Recorded data -
______

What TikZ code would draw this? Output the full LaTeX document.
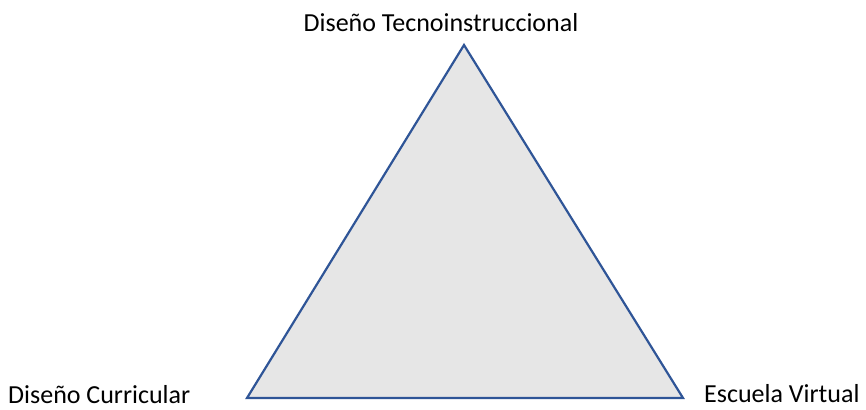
\documentclass[tikz,border=0pt]{standalone}
\usepackage{fontspec}
\setmainfont{Carlito}
\definecolor{edge}{HTML}{2F5597}
\definecolor{fillg}{HTML}{E6E6E6}
\begin{document}
\begin{tikzpicture}[x=1pt,y=-1pt,
  lbl/.style={font=\fontsize{26}{30}\selectfont, inner sep=0pt, anchor=base}]
\useasboundingbox (0,0) rectangle (866,409);
\coordinate (T) at (464,45);
\coordinate (L) at (247,398);
\coordinate (R) at (683,398);
\draw[edge, fill=fillg, line width=2.2pt, line join=miter] (T) -- (L) -- (R) -- cycle;
\node[lbl] (top) at (441,32) {Diseño Tecnoinstruccional};
\node[lbl, anchor=base west] (left) at (8,403) {Diseño Curricular};
\node[lbl, anchor=base west] (right) at (704,402) {Escuela Virtual};
\end{tikzpicture}
\end{document}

______

Instructions to follow -
All of the data needs repeating exactly, but the pictures do not.

Reply -
What TikZ code would draw this? Output the full LaTeX document.
\documentclass[tikz,border=0pt]{standalone}
\usepackage{fontspec}
\setmainfont{Carlito}
\definecolor{edge}{HTML}{2F5597}
\definecolor{fillg}{HTML}{E6E6E6}
\begin{document}
\begin{tikzpicture}[x=1pt,y=-1pt,
  lbl/.style={font=\fontsize{26}{30}\selectfont, inner sep=0pt, anchor=base}]
\useasboundingbox (0,0) rectangle (866,409);
\coordinate (T) at (464,45);
\coordinate (L) at (247,398);
\coordinate (R) at (683,398);
\draw[edge, fill=fillg, line width=2.2pt, line join=miter] (T) -- (L) -- (R) -- cycle;
\node[lbl] (top) at (441,32) {Diseño Tecnoinstruccional};
\node[lbl, anchor=base west] (left) at (8,403) {Diseño Curricular};
\node[lbl, anchor=base west] (right) at (704,402) {Escuela Virtual};
\end{tikzpicture}
\end{document}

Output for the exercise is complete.